Disadvantage: The Lack of Advantages
To meet the requirements, I:
- Took two four-unit classes and two seminars in my first year
- Took two seminars, including a research seminar (a ton of people dropped out after the research seminar, which required us to make a video to advertise UHP), in my second year
- Completed a three-unit project class in my third year. I also conversed with an international student, though this ended up being unnecessary (I call it a bonus)
- Completed a senior design project
- Maintained a cumulative GPA of 3.25 (because they hadn’t raised it yet, we were grandfathered from the higher requirement of 3.50)
I was going to draw a Venn diagram, but this is really simple: If you were a Regents Scholar, then you were automatically made a part of UHP when you entered the university. Not everyone in UHP was a Regents Scholar, but every Regents Scholar was placed in UHP.
If UHP was the demanding parent, then the Regents Scholarship was the cool, fun-loving aunt who provided all the money and fun outings without much of the work. In other words, there wasn’t a very compelling reason to stay.

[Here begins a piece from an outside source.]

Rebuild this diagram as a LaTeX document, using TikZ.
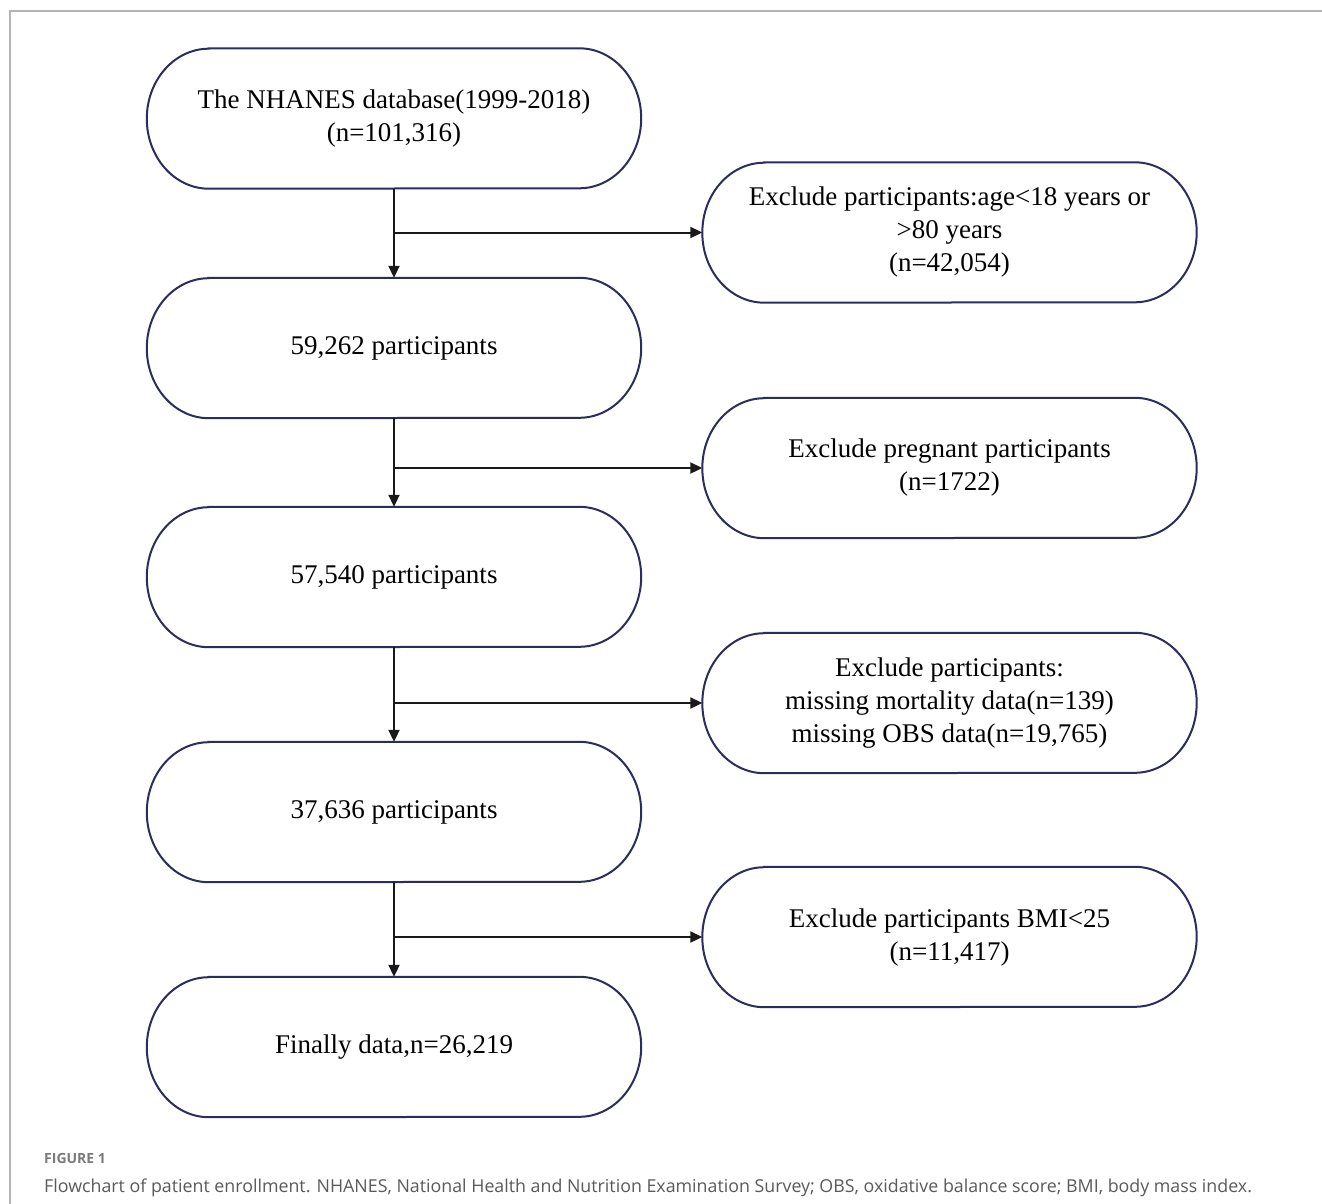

If you think that my recommendation was to make it harder to maintain a Regents Scholarship, you can leave. I think that there are plenty of fun, interesting things UHP could have done to make itself more appealing. For example, they could have:
- Held exclusive UHP parties every quarter in a not-so-secret Davis location
- Had UC-wide honors conferences every year with themed T-shirts and open bars
- Commissioned frequent UHP events that took people to the Corn Maze, Bodega Bay, and other locations throughout California
- Had an awesome UHP president who gave hundreds of people a workshop on Tinder
If they did any of these things, I’m pretty sure everyone would have said UHP was awesome.
Advantage: The People
Everyone stuck it out on the first year. Part of the reason is that we kind of had to, but I think there’s something to be said about that. In my first year of college, something about this program worked.
There were about 120 of us. We all lived in the same dorm, by design. There was another honors group called DHC (we were later combined) that lived somewhere else, but 120 was a really good number and the program gave us something to talk about. Though I missed it for a dragon boat race, someone in our dorm got everyone together for a rock-climbing event before the first day of college. We had a banquet that was UHP and gave students two units to plan it.
We got to experience all of the things that come with dorm life, like…I don’t know…accidentally locking your key card in your room. What made it unique is that we had something in common, and it brought people of vastly different (albeit mostly science) majors, and backgrounds, together.
Advantage: Some of the Classes
Some of the small classes that we took were excellent…
…if you’re like me, and found yourself wanting to take as many humanities classes as possible while still graduating on time. I heard that most of the science classes were okay, though the coffee one exploded after they prototyped it on us.
I don’t want to go into too much detail about what these classes were like. The Examined Life was interesting, I suppose, and so unconventional that it may be worth its own post. My favorite was Film Noir, which somehow managed to cover more philosophical ground than a class that was all about philosophy.
Disadvantage/Advantage (?): It Became More about Presentation
I think this video is awesome. I know one of the people who worked on it, I was in the class that commissioned it, and it still blew us all away because we weren’t expecting something of this quality.
…but here, I think, is an interesting point. Watching the video felt a lot more awesome than actually taking some of the honors classes. I could go on a pseudo-philosophical tangent about advertisement and appearance, but that’s not really what I’m trying to convey. At some point, I felt that the work we were doing was more to make the program look good than to actually benefit the students, overall.
I don’t fault this video. I think the team that made this (and the professional group they hired) did an amazing job, and they fulfilled their role perfectly. As far as the advisors, I liked at least one of them a lot.
Some of the advisors I met legitimately didn’t know what the requirements were, or they provided information that was legitimately wrong.
But I don’t know. That’s just my opinion.
I was really, REALLY happy to get that stole. Maybe this whole post was actually just me trying to justify being happy about it. I don’t know.
Before we started college, they made everyone in the program read two books that would become relevant for a class I ended up not taking. I had a pretty bad case of Imposter Syndrome when I entered the dorm, but a lot of people didn’t read the first book and tried to find it on SparkNotes (it wasn’t there). At that point, I thought maybe I would fit in just fine.
The second book was called The Overachievers. It was about hard-working students in our generation, and its writing style and research methodology definitely didn’t annoy anyone in the program or trigger an extremely long discussion on our Facebook page.
I liked it to an extent. I thought they were oversimplifying certain things, but what I think they captured well was how we tried to fit our lives into boxes, and stereotypes, and narratives. Sometimes as I went through college, I felt the paranoid feeling that I was participating in some sort of invisible, unspoken case study.
Would I be the one who succeeded, or cracked? Would my academic failure, or success, just become another story? Even if I ended up as an example of something good, I didn’t just want to be reduced to that.
I met people in UHP whom I never would have met in other circumstances — after all, most of them weren’t in my major. I met them in an environment where we explored different subjects, and we had a way to relate to one another, and what we liked and didn’t like about UHP gave us common ground.
That alone is worth something, I think.